We call your 'litre' 'Liter' and it happens to be the same way the Americans spell their 'liter'.
Therefore I think I have some right to spell it 'liter' as well.
To call the French 'litre' as witness to consolidate your case I will start to take into account the moment you start to follow Napoleon's regulation and drive on the right side of the road. :wink:
 
  • #29
fresh_42 said:
We call your 'litre' 'Liter'
But it isn't 'my litre', it's the litre of SI (lower case l), which is the language for communicating in Science.
When in the UK, drive on the left. When in Europe etc. drive on the right. When in Science, use the appropriate language - to avoid misunderstanding. milli and Mega both use an 'emm' but the case has to be right or you fly into the side of a hill.
If someone can't be bothered to follow conventions in units then can they be relied on to follow the conventions of algebra, calculus and geometry?
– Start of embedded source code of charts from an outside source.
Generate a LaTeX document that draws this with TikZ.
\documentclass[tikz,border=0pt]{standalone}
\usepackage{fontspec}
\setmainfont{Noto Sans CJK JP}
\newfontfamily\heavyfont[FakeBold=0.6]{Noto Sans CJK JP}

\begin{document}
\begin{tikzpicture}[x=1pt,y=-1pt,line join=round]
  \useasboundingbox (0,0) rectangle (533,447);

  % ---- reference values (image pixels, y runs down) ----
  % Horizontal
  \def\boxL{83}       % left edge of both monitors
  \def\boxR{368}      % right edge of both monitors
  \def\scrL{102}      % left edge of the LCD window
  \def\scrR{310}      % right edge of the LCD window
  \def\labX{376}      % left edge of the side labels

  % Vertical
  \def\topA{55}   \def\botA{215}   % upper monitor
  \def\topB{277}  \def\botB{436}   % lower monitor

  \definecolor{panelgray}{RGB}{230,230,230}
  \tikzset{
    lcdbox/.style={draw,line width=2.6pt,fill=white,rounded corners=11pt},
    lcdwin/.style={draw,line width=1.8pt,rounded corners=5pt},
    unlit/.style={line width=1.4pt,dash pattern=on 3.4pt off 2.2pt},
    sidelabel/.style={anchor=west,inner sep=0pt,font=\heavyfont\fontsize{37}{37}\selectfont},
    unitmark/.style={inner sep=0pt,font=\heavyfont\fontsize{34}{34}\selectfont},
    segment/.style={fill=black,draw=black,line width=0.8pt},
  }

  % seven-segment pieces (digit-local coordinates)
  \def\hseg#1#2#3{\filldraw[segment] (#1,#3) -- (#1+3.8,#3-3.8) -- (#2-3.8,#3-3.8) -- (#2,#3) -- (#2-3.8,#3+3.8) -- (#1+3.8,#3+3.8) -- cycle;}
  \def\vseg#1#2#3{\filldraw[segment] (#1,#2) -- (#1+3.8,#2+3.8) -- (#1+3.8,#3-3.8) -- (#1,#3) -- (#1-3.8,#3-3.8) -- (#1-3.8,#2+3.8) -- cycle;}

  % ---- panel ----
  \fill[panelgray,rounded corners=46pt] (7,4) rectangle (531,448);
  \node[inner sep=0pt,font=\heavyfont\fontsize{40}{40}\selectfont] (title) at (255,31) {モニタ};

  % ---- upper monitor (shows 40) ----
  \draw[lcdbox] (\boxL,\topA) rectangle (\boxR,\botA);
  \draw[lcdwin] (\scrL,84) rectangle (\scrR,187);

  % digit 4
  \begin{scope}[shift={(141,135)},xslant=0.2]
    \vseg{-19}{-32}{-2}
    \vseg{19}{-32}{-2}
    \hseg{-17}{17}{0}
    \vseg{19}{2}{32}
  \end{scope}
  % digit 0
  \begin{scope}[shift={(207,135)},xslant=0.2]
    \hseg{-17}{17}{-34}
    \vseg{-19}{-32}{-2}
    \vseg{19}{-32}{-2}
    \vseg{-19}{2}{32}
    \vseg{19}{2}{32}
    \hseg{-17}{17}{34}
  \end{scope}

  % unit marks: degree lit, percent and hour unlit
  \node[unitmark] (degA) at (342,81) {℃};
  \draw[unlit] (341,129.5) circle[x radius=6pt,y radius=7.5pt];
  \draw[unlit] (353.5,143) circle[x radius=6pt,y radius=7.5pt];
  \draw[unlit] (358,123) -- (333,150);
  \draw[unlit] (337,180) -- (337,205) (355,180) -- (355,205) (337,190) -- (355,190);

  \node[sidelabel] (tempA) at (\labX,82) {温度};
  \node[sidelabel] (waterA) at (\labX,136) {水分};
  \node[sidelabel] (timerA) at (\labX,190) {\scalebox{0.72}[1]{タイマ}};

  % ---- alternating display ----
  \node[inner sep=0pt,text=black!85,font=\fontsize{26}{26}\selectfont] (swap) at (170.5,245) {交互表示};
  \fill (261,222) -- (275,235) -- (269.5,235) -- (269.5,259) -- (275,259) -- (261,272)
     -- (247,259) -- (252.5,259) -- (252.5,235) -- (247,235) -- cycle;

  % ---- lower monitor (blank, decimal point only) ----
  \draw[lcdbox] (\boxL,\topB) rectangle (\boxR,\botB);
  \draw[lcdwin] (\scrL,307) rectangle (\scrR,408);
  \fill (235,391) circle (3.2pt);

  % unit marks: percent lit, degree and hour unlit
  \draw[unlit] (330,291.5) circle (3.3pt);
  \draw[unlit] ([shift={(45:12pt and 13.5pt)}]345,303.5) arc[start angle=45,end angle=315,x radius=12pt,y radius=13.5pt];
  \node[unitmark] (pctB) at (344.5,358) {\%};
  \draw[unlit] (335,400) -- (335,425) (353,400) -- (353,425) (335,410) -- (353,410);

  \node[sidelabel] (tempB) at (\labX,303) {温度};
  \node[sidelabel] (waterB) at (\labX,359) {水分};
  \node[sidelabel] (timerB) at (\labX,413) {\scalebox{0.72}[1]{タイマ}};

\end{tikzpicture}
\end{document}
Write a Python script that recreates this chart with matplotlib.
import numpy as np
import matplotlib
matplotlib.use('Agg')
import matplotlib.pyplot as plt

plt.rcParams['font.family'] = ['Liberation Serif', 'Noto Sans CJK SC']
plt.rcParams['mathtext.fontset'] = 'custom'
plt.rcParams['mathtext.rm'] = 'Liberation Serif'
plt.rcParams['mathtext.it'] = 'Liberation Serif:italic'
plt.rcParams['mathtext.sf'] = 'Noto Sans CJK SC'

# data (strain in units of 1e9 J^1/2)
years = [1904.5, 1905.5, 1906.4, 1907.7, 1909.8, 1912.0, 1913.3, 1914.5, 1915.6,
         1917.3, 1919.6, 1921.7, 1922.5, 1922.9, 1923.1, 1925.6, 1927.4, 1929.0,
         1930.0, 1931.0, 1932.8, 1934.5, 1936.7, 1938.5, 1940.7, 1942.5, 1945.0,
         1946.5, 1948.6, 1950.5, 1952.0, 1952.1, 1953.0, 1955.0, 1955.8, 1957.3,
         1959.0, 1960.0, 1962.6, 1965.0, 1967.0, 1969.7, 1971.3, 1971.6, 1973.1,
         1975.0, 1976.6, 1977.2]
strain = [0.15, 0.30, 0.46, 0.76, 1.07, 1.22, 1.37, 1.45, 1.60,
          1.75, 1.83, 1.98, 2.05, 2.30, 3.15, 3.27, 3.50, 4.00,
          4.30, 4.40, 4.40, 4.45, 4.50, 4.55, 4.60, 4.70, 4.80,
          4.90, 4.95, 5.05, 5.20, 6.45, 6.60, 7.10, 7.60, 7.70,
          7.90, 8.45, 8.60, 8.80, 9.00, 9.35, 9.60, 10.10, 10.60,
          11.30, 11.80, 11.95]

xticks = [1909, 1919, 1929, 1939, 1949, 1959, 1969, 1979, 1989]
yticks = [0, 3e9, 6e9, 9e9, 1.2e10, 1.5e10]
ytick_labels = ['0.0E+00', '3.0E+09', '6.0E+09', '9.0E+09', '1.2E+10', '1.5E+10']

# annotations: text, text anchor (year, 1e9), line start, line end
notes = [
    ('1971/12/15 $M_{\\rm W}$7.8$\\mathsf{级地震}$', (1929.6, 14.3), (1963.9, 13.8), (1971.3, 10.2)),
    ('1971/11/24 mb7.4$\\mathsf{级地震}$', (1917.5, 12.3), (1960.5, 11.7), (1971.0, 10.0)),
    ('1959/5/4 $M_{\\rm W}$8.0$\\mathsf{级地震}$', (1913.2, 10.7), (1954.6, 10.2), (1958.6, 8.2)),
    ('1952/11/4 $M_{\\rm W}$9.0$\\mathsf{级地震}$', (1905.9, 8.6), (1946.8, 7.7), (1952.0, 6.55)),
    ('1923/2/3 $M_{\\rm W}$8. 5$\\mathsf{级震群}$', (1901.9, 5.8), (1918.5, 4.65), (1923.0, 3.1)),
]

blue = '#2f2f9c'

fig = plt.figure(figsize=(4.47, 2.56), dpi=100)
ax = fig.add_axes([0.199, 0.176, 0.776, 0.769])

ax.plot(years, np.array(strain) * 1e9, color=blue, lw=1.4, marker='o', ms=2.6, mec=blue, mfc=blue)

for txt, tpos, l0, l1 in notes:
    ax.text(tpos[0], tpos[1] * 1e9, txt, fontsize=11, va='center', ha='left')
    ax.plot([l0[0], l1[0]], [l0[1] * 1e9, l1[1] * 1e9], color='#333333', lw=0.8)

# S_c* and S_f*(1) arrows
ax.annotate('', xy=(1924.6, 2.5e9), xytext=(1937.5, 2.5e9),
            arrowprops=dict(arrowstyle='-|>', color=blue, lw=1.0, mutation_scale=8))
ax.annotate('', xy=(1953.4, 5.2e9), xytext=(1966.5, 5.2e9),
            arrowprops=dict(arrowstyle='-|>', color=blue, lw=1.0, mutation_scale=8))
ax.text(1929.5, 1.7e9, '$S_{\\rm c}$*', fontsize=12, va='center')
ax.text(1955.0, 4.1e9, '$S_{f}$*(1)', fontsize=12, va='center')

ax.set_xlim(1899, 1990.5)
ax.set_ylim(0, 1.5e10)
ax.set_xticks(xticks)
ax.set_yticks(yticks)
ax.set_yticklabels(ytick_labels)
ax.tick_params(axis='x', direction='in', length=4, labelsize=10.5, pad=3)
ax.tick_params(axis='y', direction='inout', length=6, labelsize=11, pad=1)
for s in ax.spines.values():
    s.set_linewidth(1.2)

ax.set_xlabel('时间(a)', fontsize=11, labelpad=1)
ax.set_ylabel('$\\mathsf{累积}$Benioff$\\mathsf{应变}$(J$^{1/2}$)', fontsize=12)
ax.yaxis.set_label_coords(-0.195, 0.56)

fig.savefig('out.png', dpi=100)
Science and Maths only work when people take stuff seriously. I am only attacking the spelling - not the spellers. Despite everything, you are probably all perfectly nice chaps and do not kick dogs, beat wives or put your elbows on the table.
 
  • #30
sophiecentaur said:
But it isn't 'my litre', it's the litre of SI (lower case l), which is the language for communicating in Science.
I am sorry, but the usage of SI does not overrule the rules of language. To derive a frowsy habit on scientific care is ridiculous, if not offensive. Conventions, even those on units, are not context-free. E.g. the meaning of 1 billion differs from country to country. By the way, why did the British changed its usage? Because the colony did?